В Хотане Бугра и его братья провозгласили себя эмирами, а в Кашгаре сепаратистское государство назвали республикой. У нового государства было много названий. На местной монете чеканили названия Республики Уйгуристан и Исламской Республики Туркестан, а паспорта выдавались от имени Блистательной Исламской Республики Восточный Туркестан{204}, но чаще всего она упоминается как ВТР. Нация, родина и ислам тесно переплетались в сознании основателей республики. Границы этой родины нигде не указывались, однако Восточный Туркестан, скорее всего, подразумевал территорию преимущественно мусульманской страны от Кумула до Кашгара, исключая Джунгарию на севере. Фактически республика контролировала только оазисы Кашгар, Яркенд и Хотан – и те не полностью. Первая статья конституции гласила: «Республика Восточный Туркестан создана на основе исламского шариата и действует в соответствии с заповедями Мудрого Корана, источника нашего счастья и воплощения непреложного Божественного закона»{205}. В других статьях конституции слово «президент» использовалось как синоним словосочетания «лидер правоверных». Тем не менее сами обстоятельства ее провозглашения четко указывают на то, что республика была основана на политике общественного участия и национального самоопределения. Ее лидеры рассматривали Восточный Туркестан как часть более широкого сообщества тюркских народов, которые по определению считались мусульманами. Термин «уйгур» в республике не упоминался. Вверху на первой странице «Жизни Восточного Туркестана» красовался классический джадидский лозунг Гаспринского: «Единство в языке, мыслях, делах».
ВТР была джадидской республикой, провозглашенной на самом дальнем краю тюркского мира.
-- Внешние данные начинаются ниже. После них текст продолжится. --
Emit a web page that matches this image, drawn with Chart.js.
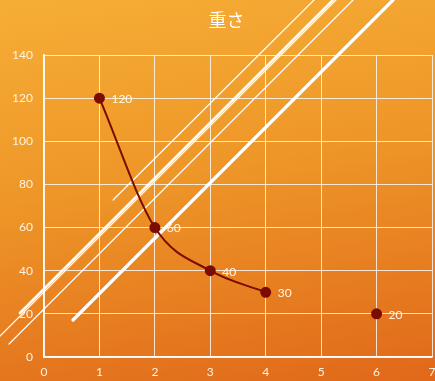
<!DOCTYPE html>
<html>
<head>
<meta charset="utf-8">
<script src="https://cdn.jsdelivr.net/npm/chart.js@4"></script>
<style>
  html, body { margin: 0; padding: 0; }
  #wrap {
    width: 435px;
    height: 381px;
    background: linear-gradient(170deg, #f6ae36 0%, #ee9628 45%, #e0681a 100%);
  }
</style>
</head>
<body>
<div id="wrap"><canvas id="weightChart"></canvas></div>
<script>
const xValues = [1, 2, 3, 4, 5, 6];
const weights = [120, 60, 40, 30, null, 20];
const xTicks = [0, 1, 2, 3, 4, 5, 6, 7];
const yTicks = [0, 20, 40, 60, 80, 100, 120, 140];
const chartTitle = "重さ";

const tickFont = { family: "Lato, 'DejaVu Sans', sans-serif", size: 12 };

// background streaks, decoration only (pixel positions on the canvas)
const streaks = [
  { from: [113, 200], to: [314, 0], w: 1.2 },
  { from: [20, 313], to: [333, 0], w: 2.6 },
  { from: [0, 336], to: [336, 0], w: 1.2 },
  { from: [9, 344], to: [353, 0], w: 1.2 },
  { from: [73, 320], to: [393, 0], w: 3.2 }
];

const streakPlugin = {
  id: "streaks",
  beforeDatasetsDraw(chart) {
    const ctx = chart.ctx;
    ctx.save();
    ctx.strokeStyle = "#ffffff";
    ctx.lineCap = "round";
    streaks.forEach(s => {
      ctx.lineWidth = s.w;
      ctx.beginPath();
      ctx.moveTo(s.from[0], s.from[1]);
      ctx.lineTo(s.to[0], s.to[1]);
      ctx.stroke();
    });
    ctx.restore();
  }
};

const titlePlugin = {
  id: "offsetTitle",
  afterDraw(chart) {
    const ctx = chart.ctx;
    ctx.save();
    ctx.fillStyle = "#ffffff";
    ctx.font = "18px 'Noto Sans CJK JP', sans-serif";
    ctx.textAlign = "center";
    ctx.textBaseline = "middle";
    ctx.fillText(chartTitle, chart.width / 2 + 9, 20);
    ctx.restore();
  }
};

const valueLabelPlugin = {
  id: "valueLabels",
  afterDatasetsDraw(chart) {
    const ctx = chart.ctx;
    const meta = chart.getDatasetMeta(0);
    ctx.save();
    ctx.fillStyle = "#fff6e8";
    ctx.font = "12px Lato, 'DejaVu Sans', sans-serif";
    ctx.textAlign = "left";
    ctx.textBaseline = "middle";
    meta.data.forEach((pt, i) => {
      if (weights[i] == null) return;
      ctx.fillText(String(weights[i]), pt.x + 12, pt.y + 1);
    });
    ctx.restore();
  }
};

const ctx = document.getElementById("weightChart").getContext("2d");
new Chart(ctx, {
  type: "line",
  data: {
    datasets: [{
      label: chartTitle,
      data: xValues.map((x, i) => ({ x: x, y: weights[i] })),
      borderColor: "#7a0c02",
      backgroundColor: "#7a0c02",
      borderWidth: 2,
      pointRadius: 4.5,
      pointHoverRadius: 4.5,
      cubicInterpolationMode: "monotone",
      spanGaps: false,
      fill: false
    }]
  },
  options: {
    responsive: true,
    maintainAspectRatio: false,
    animation: false,
    layout: { autoPadding: false, padding: { left: 0, right: 3, top: 55, bottom: 0 } },
    plugins: {
      legend: { display: false },
      tooltip: { enabled: false },
      title: { display: false }
    },
    scales: {
      x: {
        type: "linear",
        min: 0,
        max: 7,
        afterBuildTicks: s => { s.ticks = xTicks.map(v => ({ value: v })); },
        afterFit: s => { s.height = 24; s.paddingLeft = 0; s.paddingRight = 0; },
        ticks: { color: "#fff3e0", font: tickFont, padding: 8 },
        grid: { color: "rgba(255,255,255,0.8)", drawTicks: false },
        border: { color: "#ffffff", width: 1.5 }
      },
      y: {
        min: 0,
        max: 140,
        afterBuildTicks: s => { s.ticks = yTicks.map(v => ({ value: v })); },
        afterFit: s => { s.width = 44; s.paddingTop = 0; s.paddingBottom = 0; },
        ticks: { color: "#fff3e0", font: tickFont, padding: 11 },
        grid: { color: "rgba(255,255,255,0.8)", drawTicks: false },
        border: { color: "#ffffff", width: 1.5 }
      }
    }
  },
  plugins: [streakPlugin, valueLabelPlugin, titlePlugin]
});
</script>
</body>
</html>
Ее правительство представляло собой коалицию прогрессивных улемов и людей, которые долгое время активно участвовали в деятельности джадидов в Кашгаре. В ней модернистское понимание ислама сочеталось с неприятием антиколониального национализма в тюркистском духе. Ее риторика уходила корнями в центральноазиатский мусульманский модернизм, о чем ясно свидетельствует использование лозунга Гаспринского. Расстановка сил здесь сильно отличалась от расстановки сил в русском Туркестане в 1917 году, где улемы и джадиды были заклятыми врагами друг друга. В Восточном Туркестане в 1932–1933 годах улемы-реформисты примирились с идеей прогресса во имя нации и родины и не ощущали угрозы со стороны молодежи, как их ташкентские коллеги в 1917 году. Правительство заседало в Кашгаре, но родом из Кашгара или близлежащего города Атуш были всего шесть из пятнадцати членов кабинета. Остальные были из Турфана и Хотана. Сабит Дамулла родился в Атуше, а большую часть своей взрослой жизни провел в Кульдже. Кабинет представлял собой обширную коалицию нацеленных на модернизацию сил со всего Восточного Туркестана. Однако его члены приняли роковое решение предложить пост президента республики Ходже Ниязу, которого они не знали и с которым у них было мало общего. Лидеров ВТР привлекала в нем военная мощь и соглашение с Шэном. На страницах «Жизни Восточного Туркестана» он прославлялся как «великий победитель» и добрый правитель.
У новой республики были все атрибуты современной государственности: конституция, кабинет министров, флаг, валюта и паспорта, но зародилась она в чрезвычайно сложных условиях. Из-за того что у этого государства не было выхода к морю и развитых ресурсов, оно было обречено столкнуться с непреодолимыми трудностями. Кроме того, оно и свою-то территорию контролировало не полностью, поскольку дунганские силы по-прежнему занимали новый город в Кашгаре. Новое правительство спешно вступило в контакт с иностранными государствами. Советы лидерам ВТР не нравились, поскольку к 1933 году идея о том, что целей джадидов можно достичь советскими средствами, в Советской Центральной Азии уже не поддерживалась. Телеграмма правительству Турции с объявлением о создании ВТР вызвала некоторое оживление в турецкой прессе, но никакой реакции со стороны самого правительства, которое на тот момент открыто выступало против вмешательства, не последовало. Контакт с Афганистаном дал столь же скудные результаты. Единственной оставшейся надеждой была Великобритания. Делегация, отправленная в Нью-Дели, наконец добравшись до места назначения в феврале 1934 года, получила поспешный отказ. Китайские историки обычно называют ВТР британской марионеткой, созданной для подрыва суверенитета Китая, однако это мнение идет вразрез с какими бы то ни было фактами. Великобритания в 1930-х годах поддерживала территориальную целостность Китая и считала Нанкин единственной легитимной властью в Синьцзяне. У нее не было намерения вмешиваться в их дела и защищать ВТР{206}. Вымогать у китайского правительства экстерриториальные права в Синьцзяне и даже продавать оружие полунезависимым губернаторам провинции – это одно, а оказывать поддержку сепаратистскому государству – совсем другое. Чиновники британского консульства в Кашгаре вели хронику бурных событий той эпохи, но ничего по этому поводу не предпринимали.